McConnell’s work speaks to his experiences as a young man navigating the rave scene in Northern Ireland amid the Troubles. McConnell was part of a disaffected generation who found solace and release from cyclical recessions, dead-end jobs and social deprivation in the form of psychedelic drugs and Balearic dance music. It was a movement defined by long nights and long days, punctuated with hallucinogenic interludes while various chemical concoctions wore off or plant-based entities took hold, generating a visual haze that McConnell evokes in his imagery. Over 11 years, Margaret Thatcher’s Conservative government had inflicted endless neoliberal economic policies that segregated society and systematically weakened trade unions, depriving the working class of their public voice. Rave was a kind of defiance to state legislation. In many ways, the movements of that era parallel an attitude expressed by the masses today, who are exhausted by the government’s financial mismanagement, moral bankruptcy and authoritarian approach to overpowering any form of civil dissent.

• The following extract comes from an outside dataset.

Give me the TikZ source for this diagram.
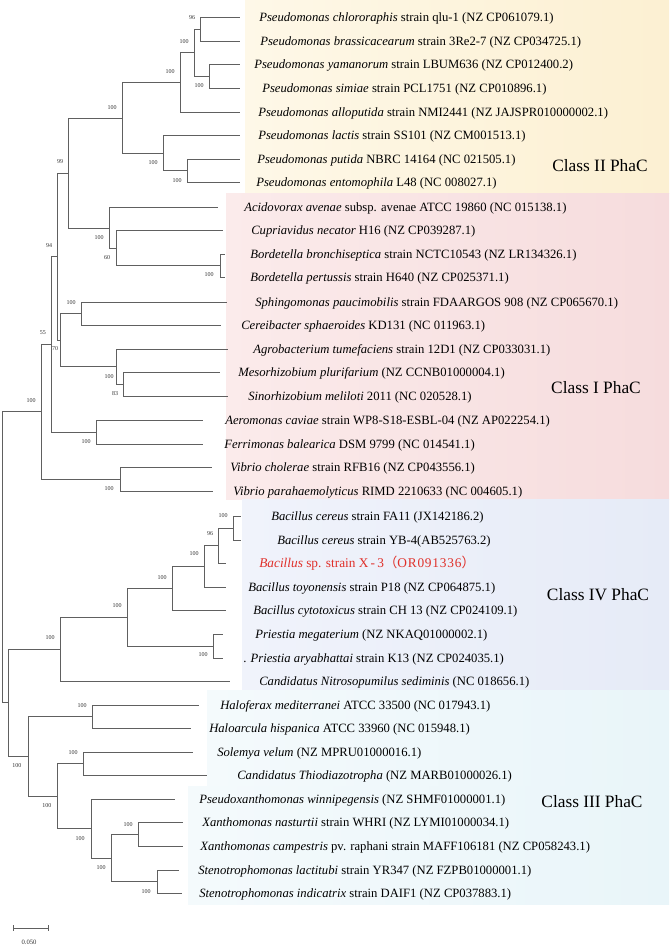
\documentclass[tikz,border=0pt]{standalone}
\usepackage{fontspec}
\setmainfont{Liberation Serif}
\newfontfamily\cjk{Noto Sans CJK SC}
\definecolor{treegray}{HTML}{606060}
\definecolor{bootgray}{HTML}{333333}
\definecolor{redtxt}{HTML}{E0302A}
\definecolor{yelL}{HTML}{FEF8E8}
\definecolor{yelR}{HTML}{FCF0D2}
\definecolor{pinL}{HTML}{FBEBEB}
\definecolor{pinR}{HTML}{F6DCDD}
\definecolor{bluL}{HTML}{F0F3FB}
\definecolor{bluR}{HTML}{E6EBF7}
\definecolor{cyaL}{HTML}{F4FAFC}
\definecolor{cyaR}{HTML}{E9F5F9}
\tikzset{
  br/.style={draw=treegray, line width=0.7pt},
  leaf/.style={anchor=base west, inner sep=0pt, font=\fontsize{9.5}{11}\selectfont},
  boot/.style={font=\fontsize{4.5}{5}\selectfont, inner sep=0pt, text=bootgray},
  cls/.style={font=\fontsize{13}{15}\selectfont, inner sep=0pt},
}
\begin{document}
\begin{tikzpicture}[x=0.75pt, y=-0.75pt]
\useasboundingbox (0,0) rectangle (669,947);
\fill[white] (0,0) rectangle (669,947);
% class backgrounds
\shade[left color=yelL, right color=yelR] (245,0) rectangle (669,193);
\shade[left color=pinL, right color=pinR] (226,193) rectangle (669,499);
\shade[left color=bluL, right color=bluR] (242,499) rectangle (669,690);
\shade[left color=cyaL, right color=cyaR] (207,690) rectangle (669,786);
\shade[left color=cyaL, right color=cyaR] (188,786) rectangle (669,904);
% leaf ends
\coordinate (l1) at (240,17);
\coordinate (l2) at (240,41);
\coordinate (l3) at (240,64);
\coordinate (l4) at (240,88);
\coordinate (l5) at (240,112);
\coordinate (l6) at (240,135);
\coordinate (l7) at (240,159);
\coordinate (l8) at (240,182);
\coordinate (l9) at (218,207);
\coordinate (l10) at (223,230);
\coordinate (l11) at (225,254);
\coordinate (l12) at (225,277);
\coordinate (l13) at (227,302);
\coordinate (l14) at (221,325);
\coordinate (l15) at (228,349);
\coordinate (l16) at (220,372);
\coordinate (l17) at (228,396);
\coordinate (l18) at (203,420);
\coordinate (l19) at (203,444);
\coordinate (l20) at (212,467);
\coordinate (l21) at (213,491);
\coordinate (l22) at (241,516);
\coordinate (l23) at (241,540);
\coordinate (l24) at (226,563);
\coordinate (l25) at (226,587);
\coordinate (l26) at (226,610);
\coordinate (l27) at (223,634);
\coordinate (l28) at (223,658);
\coordinate (l29) at (230,681);
\coordinate (l30) at (199,705);
\coordinate (l31) at (191,728);
\coordinate (l32) at (193,752);
\coordinate (l33) at (207,775);
\coordinate (l34) at (175,799);
\coordinate (l35) at (183,822);
\coordinate (l36) at (183,846);
\coordinate (l37) at (179,870);
\coordinate (l38) at (182,893);
% internal nodes
\coordinate (n12) at (200,29);
\coordinate (n34) at (209,76);
\coordinate (nA) at (194,52.5);
\coordinate (nB) at (180,82);
\coordinate (n78) at (187,170.5);
\coordinate (nD) at (163,153);
\coordinate (nC) at (122,118);
\coordinate (nH) at (220,265.5);
\coordinate (nG) at (116,248);
\coordinate (nF) at (109,228);
\coordinate (nE) at (68,173);
\coordinate (nJ) at (81,313.5);
\coordinate (nM) at (123,384);
\coordinate (nK) at (116,366.5);
\coordinate (nL) at (60,340);
\coordinate (nI) at (57.5,256.5);
\coordinate (nN) at (96,432);
\coordinate (nP) at (51,344);
\coordinate (nQ) at (120,479);
\coordinate (nR) at (41,411.5);
\coordinate (root) at (2,557);
\coordinate (nZ) at (233,528);
\coordinate (nY) at (218,545.5);
\coordinate (nX) at (204,566);
\coordinate (nW) at (172,588);
\coordinate (nV) at (213,646);
\coordinate (nU) at (127,617);
\coordinate (nT) at (60,649);
\coordinate (nCC) at (92,716.5);
\coordinate (nEE) at (83,763.5);
\coordinate (nHH) at (138,834);
\coordinate (nII) at (157,881.5);
\coordinate (nGG) at (111,858);
\coordinate (nFF) at (91,828.5);
\coordinate (nDD) at (57,796);
\coordinate (nBB) at (28,756);
\coordinate (nAA) at (8,702.5);
% branches
\foreach \p/\c in {n12/l1, n12/l2, n34/l3, n34/l4, nA/n12, nA/n34, nB/nA, nB/l5,
  n78/l7, n78/l8, nD/l6, nD/n78, nC/nB, nC/nD, nH/l11, nH/l12, nG/l10, nG/nH,
  nF/l9, nF/nG, nE/nC, nE/nF, nJ/l13, nJ/l14, nM/l16, nM/l17, nK/l15, nK/nM,
  nL/nJ, nL/nK, nI/nE, nI/nL, nN/l18, nN/l19, nP/nI, nP/nN, nQ/l20, nQ/l21,
  nR/nP, nR/nQ, root/nR, root/nAA, nZ/l22, nZ/l23, nY/nZ, nY/l24, nX/nY, nX/l25,
  nW/nX, nW/l26, nV/l27, nV/l28, nU/nW, nU/nV, nT/nU, nT/l29, nCC/l30, nCC/l31,
  nEE/l32, nEE/l33, nHH/l35, nHH/l36, nII/l37, nII/l38, nGG/nHH, nGG/nII,
  nFF/l34, nFF/nGG, nDD/nEE, nDD/nFF, nBB/nCC, nBB/nDD, nAA/nT, nAA/nBB}
  \draw[br] (\p) |- (\c);
% bootstrap values
\node[boot] (b1) at (192,18) {96};
\node[boot] (b2) at (199,86) {100};
\node[boot] (b3) at (184,42) {100};
\node[boot] (b4) at (170,72) {100};
\node[boot] (b5) at (177,181) {100};
\node[boot] (b6) at (153,163) {100};
\node[boot] (b7) at (112,108) {100};
\node[boot] (b8) at (209,275) {100};
\node[boot] (b9) at (107,258) {60};
\node[boot] (b10) at (99,238) {100};
\node[boot] (b11) at (60,162) {99};
\node[boot] (b12) at (71,303) {100};
\node[boot] (b13) at (115,394) {83};
\node[boot] (b14) at (109,377) {100};
\node[boot] (b15) at (55,349) {70};
\node[boot] (b16) at (49,246) {94};
\node[boot] (b17) at (86,442) {100};
\node[boot] (b18) at (43,333) {55};
\node[boot] (b19) at (109,489) {100};
\node[boot] (b20) at (31,401) {100};
\node[boot] (b21) at (223,516) {100};
\node[boot] (b22) at (210,534) {96};
\node[boot] (b23) at (194,554) {100};
\node[boot] (b24) at (162,578) {100};
\node[boot] (b25) at (203,655) {100};
\node[boot] (b26) at (117,606) {100};
\node[boot] (b27) at (50,638) {100};
\node[boot] (b28) at (82,706) {100};
\node[boot] (b29) at (73,753) {100};
\node[boot] (b30) at (128,825) {100};
\node[boot] (b31) at (146,892) {100};
\node[boot] (b32) at (101,868) {100};
\node[boot] (b33) at (80,839) {100};
\node[boot] (b34) at (47,806) {100};
\node[boot] (b35) at (17,766) {100};
% leaf labels
\node[leaf] (t1) at (259,21) {\textit{Pseudomonas chlororaphis} strain qlu-1 (NZ CP061079.1)};
\node[leaf] (t2) at (260,45) {\textit{Pseudomonas brassicacearum} strain 3Re2-7 (NZ CP034725.1)};
\node[leaf] (t3) at (254,68) {\textit{Pseudomonas yamanorum} strain LBUM636 (NZ CP012400.2)};
\node[leaf] (t4) at (262,92) {\textit{Pseudomonas simiae} strain PCL1751 (NZ CP010896.1)};
\node[leaf] (t5) at (258,116) {\textit{Pseudomonas alloputida} strain NMI2441 (NZ JAJSPR010000002.1)};
\node[leaf] (t6) at (258,139) {\textit{Pseudomonas lactis} strain SS101 (NZ CM001513.1)};
\node[leaf] (t7) at (257,163) {\textit{Pseudomonas putida} NBRC 14164 (NC 021505.1)};
\node[leaf] (t8) at (256,186) {\textit{Pseudomonas entomophila} L48 (NC 008027.1)};
\node[leaf] (t9) at (244,211) {\textit{Acidovorax avenae} subsp. avenae ATCC 19860 (NC 015138.1)};
\node[leaf] (t10) at (251,234) {\textit{Cupriavidus necator} H16 (NZ CP039287.1)};
\node[leaf] (t11) at (250,258) {\textit{Bordetella bronchiseptica} strain NCTC10543 (NZ LR134326.1)};
\node[leaf] (t12) at (250,281) {\textit{Bordetella pertussis} strain H640 (NZ CP025371.1)};
\node[leaf] (t13) at (255,306) {\textit{Sphingomonas paucimobilis} strain FDAARGOS 908 (NZ CP065670.1)};
\node[leaf] (t14) at (241,329) {\textit{Cereibacter sphaeroides} KD131 (NC 011963.1)};
\node[leaf] (t15) at (253,353) {\textit{Agrobacterium tumefaciens} strain 12D1 (NZ CP033031.1)};
\node[leaf] (t16) at (238,376) {\textit{Mesorhizobium plurifarium} (NZ CCNB01000004.1)};
\node[leaf] (t17) at (248,400) {\textit{Sinorhizobium meliloti} 2011 (NC 020528.1)};
\node[leaf] (t18) at (225,424) {\textit{Aeromonas caviae} strain WP8-S18-ESBL-04 (NZ AP022254.1)};
\node[leaf] (t19) at (224,448) {\textit{Ferrimonas balearica} DSM 9799 (NC 014541.1)};
\node[leaf] (t20) at (230,471) {\textit{Vibrio cholerae} strain RFB16 (NZ CP043556.1)};
\node[leaf] (t21) at (233,495) {\textit{Vibrio parahaemolyticus} RIMD 2210633 (NC 004605.1)};
\node[leaf] (t22) at (271,520) {\textit{Bacillus cereus} strain FA11 (JX142186.2)};
\node[leaf] (t23) at (277,544) {\textit{Bacillus cereus} strain YB-4(AB525763.2)};
\node[leaf, text=redtxt, font=\fontsize{10}{11}\selectfont] (t24) at (259,567) {\textit{Bacillus} sp. strain X\,-\,3{\cjk （}{\addfontfeature{LetterSpace=6}OR091336}{\cjk ）}};
\node[leaf] (t25) at (248,591) {\textit{Bacillus toyonensis} strain P18 (NZ CP064875.1)};
\node[leaf] (t26) at (253,614) {\textit{Bacillus cytotoxicus} strain CH 13 (NZ CP024109.1)};
\node[leaf] (t27) at (255,638) {\textit{Priestia megaterium} (NZ NKAQ01000002.1)};
\node[leaf] (t28) at (243,662) {. \textit{Priestia aryabhattai} strain K13 (NZ CP024035.1)};
\node[leaf] (t29) at (259,685) {\textit{Candidatus Nitrosopumilus sediminis} (NC 018656.1)};
\node[leaf] (t30) at (220,709) {\textit{Haloferax mediterranei} ATCC 33500 (NC 017943.1)};
\node[leaf] (t31) at (209,732) {\textit{Haloarcula hispanica} ATCC 33960 (NC 015948.1)};
\node[leaf] (t32) at (217,756) {\textit{Solemya velum} (NZ MPRU01000016.1)};
\node[leaf] (t33) at (237,779) {\textit{Candidatus Thiodiazotropha} (NZ MARB01000026.1)};
\node[leaf] (t34) at (199,803) {\textit{Pseudoxanthomonas winnipegensis} (NZ SHMF01000001.1)};
\node[leaf] (t35) at (202,826) {\textit{Xanthomonas nasturtii} strain WHRI (NZ LYMI01000034.1)};
\node[leaf] (t36) at (200,850) {\textit{Xanthomonas campestris} pv. raphani strain MAFF106181 (NZ CP058243.1)};
\node[leaf] (t37) at (198,874) {\textit{Stenotrophomonas lactitubi} strain YR347 (NZ FZPB01000001.1)};
\node[leaf] (t38) at (199,897) {\textit{Stenotrophomonas indicatrix} strain DAIF1 (NZ CP037883.1)};
% class labels
\node[cls] (c2) at (600,166) {Class II PhaC};
\node[cls] (c1) at (596,388) {Class I PhaC};
\node[cls] (c4) at (598,595) {Class IV PhaC};
\node[cls] (c3) at (592,802) {Class III PhaC};
% scale bar
\coordinate (s1) at (13,928);
\coordinate (s2) at (48,928);
\draw[br, line width=0.6pt] ([yshift=2pt]s1) -- ([yshift=-2pt]s1) (s1) -- (s2) ([yshift=2pt]s2) -- ([yshift=-2pt]s2);
\node[boot, font=\fontsize{5}{6}\selectfont] (sl) at (29,942) {0.050};
\end{tikzpicture}
\end{document}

The amalgamation of Sports Banger’s collaborative and inclusive attitude with McConnell’s lucid visual expressions amplifies the need for meaningful events like The People Deserves Beauty, particularly during politically challenging times. Banger’s loud, inspiring fashion show, thrown despite an epic storm, and this subsequent document show us how peripheral cultural spaces can harness collective energies to create something beautiful.

With this in mind, I would like to thank you all for making a difference.